Consider the following algorithm:

function Rand():     return a uniformly random real between 0.0 and 1.0  function Sieve(n):      assert(n >= 2)      for i = 2 to n         X[i] = true      for i = 2 to n         if (X[i])             for j = i+1 to n                 if (Rand() < 1/i)                     X[j] = false      return X[n] 

What is the probability that Sieve(k) returns true as a function of k ? What is the limit of this probability as k goes to infinity (if it has one) ?

  • 0
    There is an empirical estimate in the answer on the link, and also a DP solution. I'm after a closed form and limit.2012-07-16

1 Answers 1

5

This is difficult to do exactly because the probabilities are all correlated: a small number of small "primes" will lead to more big "primes", and vice versa. The answer at stackoverflow ignores these correlations, yet gets quite close to the value for $k=1000$ ($0.1227$ instead of $0.1199\pm0.0003$ as determined by computer simulation), so it seems it's a reasonable approximation to model the probabilities as independent.
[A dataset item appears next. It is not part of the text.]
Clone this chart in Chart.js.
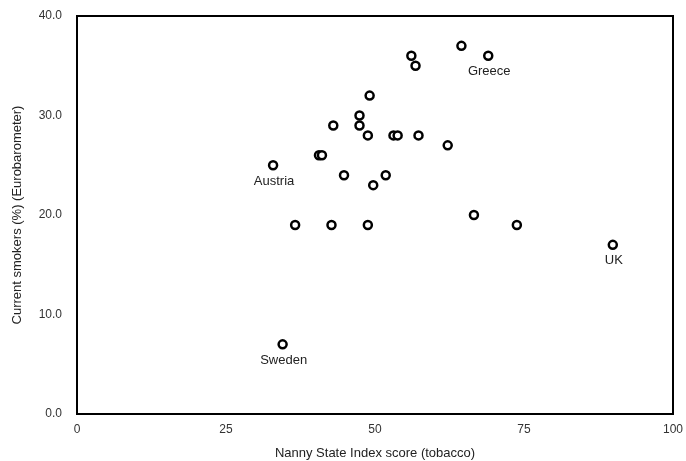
<!DOCTYPE html>
<html>
<head>
<meta charset="utf-8">
<script src="https://cdn.jsdelivr.net/npm/chart.js@4/dist/chart.umd.min.js"></script>
<style>
  body { margin: 0; background: #fff; }
  canvas { display: block; }
</style>
</head>
<body>
<canvas id="scatter" width="686" height="461"></canvas>
<script>
// Nanny State Index score (tobacco) vs current smokers (%)
var nannyScore = [64.5, 69, 56.1, 56.8, 49.1, 47.4, 47.4, 43.0, 48.8, 53.1, 53.8, 57.3, 62.2,
                  40.6, 41.1, 32.9, 44.8, 51.8, 49.7, 66.6, 36.6, 42.7, 48.8, 73.8, 89.9, 34.5];
var smokers    = [37, 36, 36, 35, 32, 30, 29, 29, 28, 28, 28, 28, 27,
                  26, 26, 25, 24, 24, 23, 20, 19, 19, 19, 19, 17, 7];
var countryLabels = ['', 'Greece', '', '', '', '', '', '', '', '', '', '', '',
                     '', '', 'Austria', '', '', '', '', '', '', '', '', 'UK', 'Sweden'];
var xTicks = [0, 25, 50, 75, 100];
var yTicks = [0, 10, 20, 30, 40];

var points = [];
for (var i = 0; i < nannyScore.length; i++) {
  points.push({ x: nannyScore[i], y: smokers[i] });
}

// black frame round the plot area
var framePlugin = {
  id: 'frame',
  afterDraw: function(chart) {
    var a = chart.chartArea, ctx = chart.ctx;
    ctx.save();
    ctx.strokeStyle = '#000';
    ctx.lineWidth = 2;
    ctx.strokeRect(a.left, a.top, a.right - a.left, a.bottom - a.top);
    ctx.restore();
  }
};

// country names under some of the points
var namePlugin = {
  id: 'names',
  afterDatasetsDraw: function(chart) {
    var meta = chart.getDatasetMeta(0), ctx = chart.ctx;
    ctx.save();
    ctx.font = '13px "Liberation Sans", Arial, sans-serif';
    ctx.fillStyle = '#222';
    ctx.textAlign = 'center';
    ctx.textBaseline = 'middle';
    meta.data.forEach(function(pt, idx) {
      if (countryLabels[idx]) ctx.fillText(countryLabels[idx], pt.x + 1, pt.y + 16);
    });
    ctx.restore();
  }
};

var tickFont = { family: '"Liberation Sans", Arial, sans-serif', size: 12 };

new Chart(document.getElementById('scatter'), {
  type: 'scatter',
  data: {
    datasets: [{
      data: points,
      pointRadius: 4,
      pointHoverRadius: 4,
      pointBorderWidth: 2.5,
      pointBorderColor: '#000',
      pointBackgroundColor: '#fff'
    }]
  },
  options: {
    responsive: false,
    animation: false,
    layout: { padding: { top: 16, right: 13, left: 0, bottom: 0 } },
    plugins: { legend: { display: false }, tooltip: { enabled: false } },
    scales: {
      x: {
        type: 'linear',
        min: 0, max: 100,
        afterBuildTicks: function(s) { s.ticks = xTicks.map(function(v) { return { value: v }; }); },
        afterFit: function(s) { s.height = 47; s.paddingLeft = 0; s.paddingRight = 0; },
        grid: { display: false, drawTicks: false },
        border: { display: false },
        ticks: { padding: 8, color: '#333', font: tickFont, maxRotation: 0 },
        title: {
          display: true,
          text: 'Nanny State Index score (tobacco)',
          color: '#222',
          font: { family: '"Liberation Sans", Arial, sans-serif', size: 13 },
          padding: { top: 0, bottom: 0 }
        }
      },
      y: {
        type: 'linear',
        min: 0, max: 40,
        afterBuildTicks: function(s) { s.ticks = yTicks.map(function(v) { return { value: v }; }); },
        afterFit: function(s) { s.width = 77; s.paddingTop = 0; s.paddingBottom = 0; },
        grid: { display: false, drawTicks: false },
        border: { display: false },
        ticks: {
          padding: 15, color: '#333', font: tickFont,
          callback: function(v) { return Number(v).toFixed(1); }
        },
        title: {
          display: true,
          text: 'Current smokers (%) (Eurobarometer)',
          color: '#222',
          font: { family: '"Liberation Sans", Arial, sans-serif', size: 13 },
          padding: { top: 10, bottom: 0 }
        }
      }
    }
  },
  plugins: [framePlugin, namePlugin]
});
</script>
</body>
</html>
Doing so actually yields a much simpler recursion than the one used in the stackoverflow answer: $k+1$ has exactly the same chances of getting marked "composite" as $k$, and if $k$ is "prime" it has an additional chance during the $k$-th iteration, with probability $1/k$. Thus the probabilities $p_k$ of $k$ being "prime" satisfy the recursion relation

$p_{k+1}=p_k\left(1-\frac{p_k}k\right)\;.$

We can rewrite this as

$p_{k+1}-p_k=-\frac{p_k^2}k$

and approximate it by a differential equation:

$p'=-\frac{p^2}k\;,$

whose general solution is

$p=\frac1{c + \log k}$

with an arbitrary constant $c$, which is influenced by the approximation errors for small $k$. From $p_{1000}\approx0.12$ we get $c\approx1.43$, so a good approximation is given by

$p_k\approx\frac1{1.43+\log k}\;.$

Here's a plot of the values up to $p_{1000}$, which shows rather satisfactory agreement (red: model, green: simulations):

plot showing agreeement between model and simulations

Thus, the probabilistic sieve asymptotically behaves like the actual prime sieve.